Handshakes :) (in case you have been following these threads).
Alex
>Anyway, I'll be there and we are completing the bucks for Maria too. I guess we'll see you in some other time.
>
>Thinking on ways for "helping" M$ sell more VFP boxes, I pushed in my company to include a full version of VFP with each license of the new version of our product. I guess, my reasoning was sound -better support on site than using my command window replacement-, and it was approved, so they will be 150 to 200 more VFP 7 boxes sold in Jan 2003.
>
>But that is not enough.
>Then, I remembered Novell had an "amnesty campaign" for Netware years ago, it was a huge success for them.

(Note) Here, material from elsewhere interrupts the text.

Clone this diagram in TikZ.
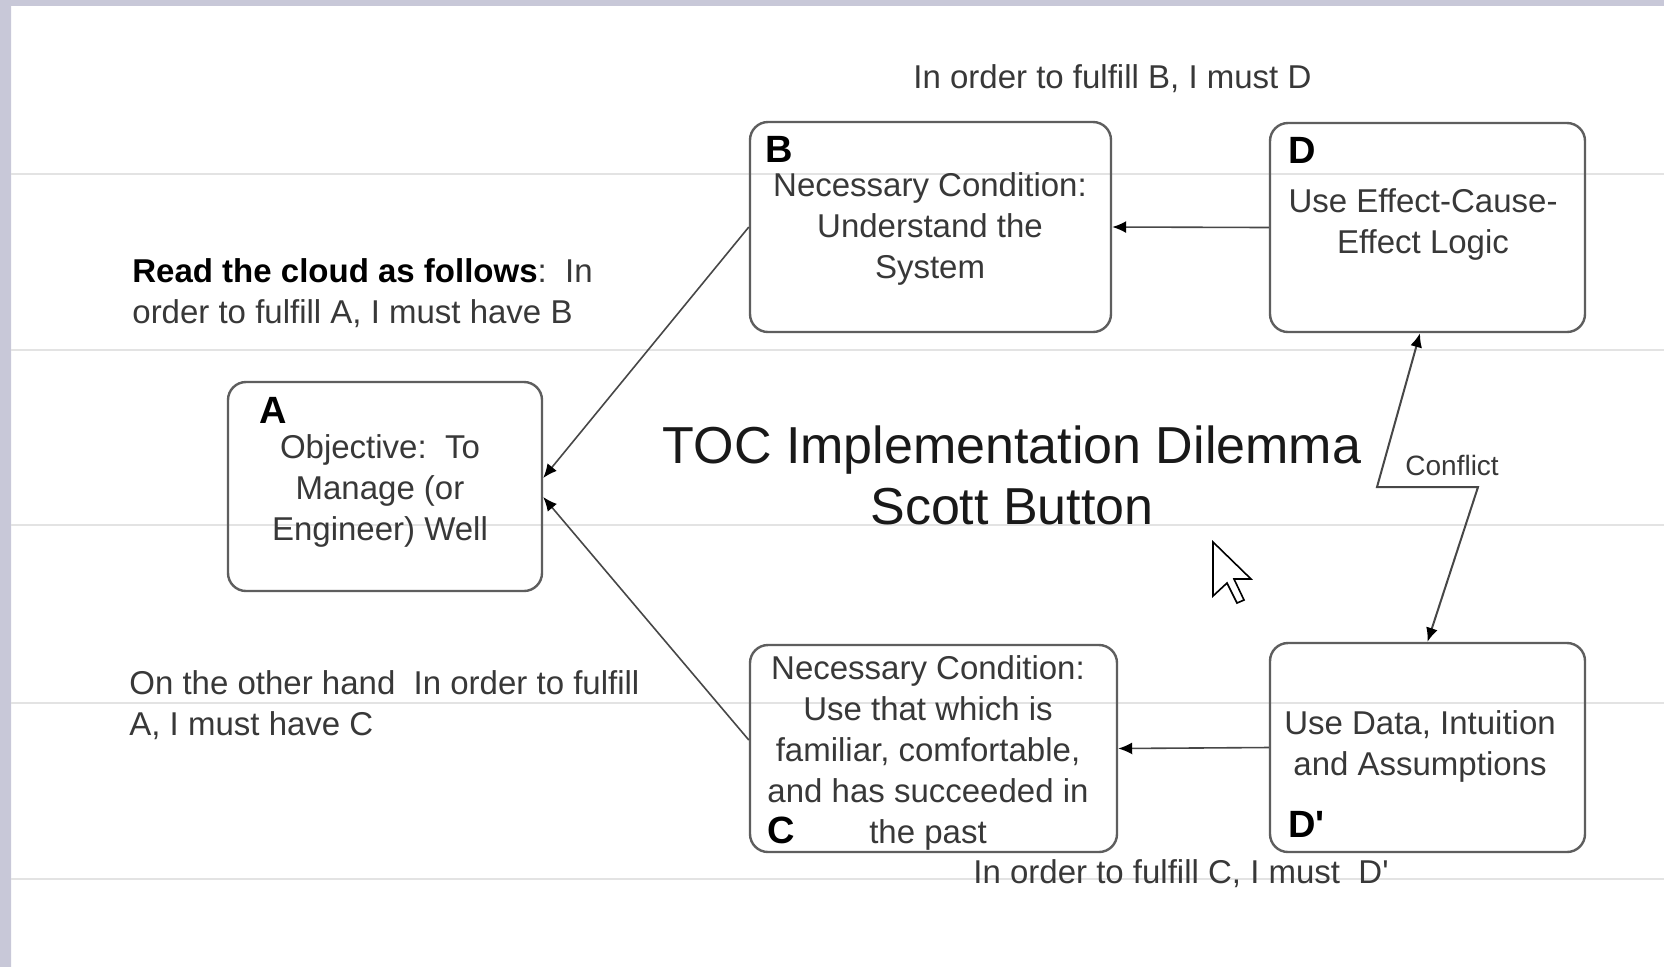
\documentclass[tikz,border=0pt]{standalone}
\usepackage{fontspec}
\setmainfont{Liberation Sans}
\usetikzlibrary{arrows.meta}

\definecolor{framelav}{HTML}{C8C8D8}
\definecolor{framemid}{HTML}{DADADE}
\definecolor{guidegray}{HTML}{E3E3E3}
\definecolor{boxgray}{HTML}{5E5E5E}
\definecolor{txtgray}{HTML}{383838}
\definecolor{linegray}{HTML}{474747}

\newcommand{\boxfont}{\fontsize{16.5}{20.5}\selectfont}
\newcommand{\notefont}{\fontsize{16.5}{20.5}\selectfont}
\newcommand{\letterfont}{\fontsize{19}{22}\selectfont\bfseries}
\newcommand{\titlefont}{\fontsize{26}{30.5}\selectfont}

\begin{document}
\begin{tikzpicture}[x=0.5pt,y=-0.5pt,
  cloudbox/.style={draw=boxgray,line width=1.2pt,rounded corners=9pt},
  boxtext/.style={anchor=north,align=center,text=txtgray,font=\boxfont},
  boxletter/.style={anchor=base west,text=black,font=\letterfont},
  note/.style={text=txtgray,font=\notefont},
  link/.style={draw=linegray,line width=0.8pt,-{Latex[length=7pt,width=6pt,color=black]}},
  conflict/.style={draw=linegray,line width=1pt,{Latex[length=7pt,width=6pt,color=black]}-{Latex[length=7pt,width=6pt,color=black]}}]
\tikzstyle{every node}+=[inner sep=0pt]
\useasboundingbox (0,0) rectangle (1664,966);
% frame and guide lines
\fill[white] (0,0) rectangle (1664,966);
\fill[framelav] (0,0) rectangle (1664,6);
\shade[top color=framelav,middle color=framemid,bottom color=framelav] (0,0) rectangle (11,966);
\foreach \gy in {174,350,525,703,879}
  \draw[guidegray,line width=0.8pt] (11,\gy) -- (1664,\gy);
% boxes
\node[cloudbox,minimum width=157pt,minimum height=104.5pt] (A) at (385,486.5) {};
\node[cloudbox,minimum width=180.5pt,minimum height=105pt] (B) at (930.5,227) {};
\node[cloudbox,minimum width=157.5pt,minimum height=104.5pt] (D) at (1427.5,227.5) {};
\node[cloudbox,minimum width=183.5pt,minimum height=103.5pt] (C) at (933.5,748.5) {};
\node[cloudbox,minimum width=157.5pt,minimum height=104.5pt] (Dp) at (1427.5,747.5) {};
% box letters
\node[boxletter] (Alabel) at (259,423) {A};
\node[boxletter] (Blabel) at (765,162) {B};
\node[boxletter] (Dlabel) at (1288,163) {D};
\node[boxletter] (Clabel) at (767,843) {C};
\node[boxletter] (Dplabel) at (1288,837) {D\textquotesingle};
% box texts
\node[boxtext] (Atext) at (380,434) {Objective:\ \ To\\Manage (or\\Engineer) Well};
\node[boxtext] (Btext) at (930,172) {Necessary Condition:\\Understand the\\System};
\node[boxtext] (Dtext) at (1423,188) {Use Effect-Cause-\\Effect Logic};
\node[boxtext] (Ctext) at (928,655) {Necessary Condition:\\Use that which is\\familiar, comfortable,\\and has succeeded in\\the past};
\node[boxtext] (Dptext) at (1420,710) {Use Data, Intuition\\and Assumptions};
% title
\node[anchor=north,align=center,text=black!90,font=\titlefont] (title) at (1012,425) {TOC Implementation Dilemma\\Scott Button};
% notes
\node[note,anchor=north west,align=left] (readnote) at (132,258) {\textcolor{black}{\bfseries Read the cloud as follows}:\ \ In\\order to fulfill A, I must have B};
\node[note,anchor=north west,align=left] (othernote) at (129,670) {On the other hand\ \ In order to fulfill\\A, I must have C};
\node[note,anchor=base west] (topnote) at (913,88) {In order to fulfill B, I must D};
\node[note,anchor=base west] (botnote) at (973,883) {In order to fulfill C, I must\ \ D\textquotesingle};
\node[note,anchor=base west,font=\fontsize{14}{16}\selectfont] (conflictnote) at (1405,475) {Conflict};
% connectors
\coordinate (zigL) at (1377,487);
\coordinate (zigR) at (1478,487);
\draw[link] (B.west) -- ([yshift=4.25pt]A.east);
\draw[link] ([yshift=4.25pt]C.west) -- ([yshift=-5.25pt]A.east);
\draw[link] (D.west) -- (B.east);
\draw[link] (Dp.west) -- (C.east);
\draw[conflict] ([xshift=-3.75pt]D.south) -- (zigL) -- (zigR) -- (Dp.north);
% mouse pointer
\draw[black,fill=white,line width=0.8pt,line join=miter] (1213,542) -- ++(0,54) -- ++(14,-13) -- ++(10,20) -- ++(7,-3) -- ++(-10,-21) -- ++(17,0) -- cycle;
\end{tikzpicture}
\end{document}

>Netware was hugely pirated in South America, so it was "popular"; acknowledging the problem, Novell launched a marketing campaign to "legitimize" copies with real licenses at an very attractive price. They sold a lot, created revenue and customers than are loyal up to date.
>
>Visual FoxPro is one of the most popular languages/databases in the world, people here may believe it or not.
>Pirated copies are all over, from Asia to East Europe to South America: we need to understand, with the economies being so different, USD$300 is very difficult to pay if your monthly salary or income is in the $100-$200 range.
>I'm not condoning piracy, I'm just pointing out were the problem has its roots.
>
>So this is my advice to Ken: launch a six months amnesty campaign for VFP around the world, price it at $99.99 -or so-, in order to participate, people must send to the local M$ office the pirated media and/or manuals.
>To be in tune with the actual marketing mantra, the campaing may explain VFP is the perfect companion to .NET, etc...
>Include in the VFP CD a page with links to all VFP related sites; maybe negotiate with Michael a discounted PUTM for those guys too, you-name-here-more-details, etc
>
>I'm sure this effort will be fruitful and that we will gather a huge crowd that now is totally on the loose, silent and not generating a penny.
>
>What do you think? Comment on this please. If you think the idea has value, we can start a new thread in the Chatter section and on the Wiki.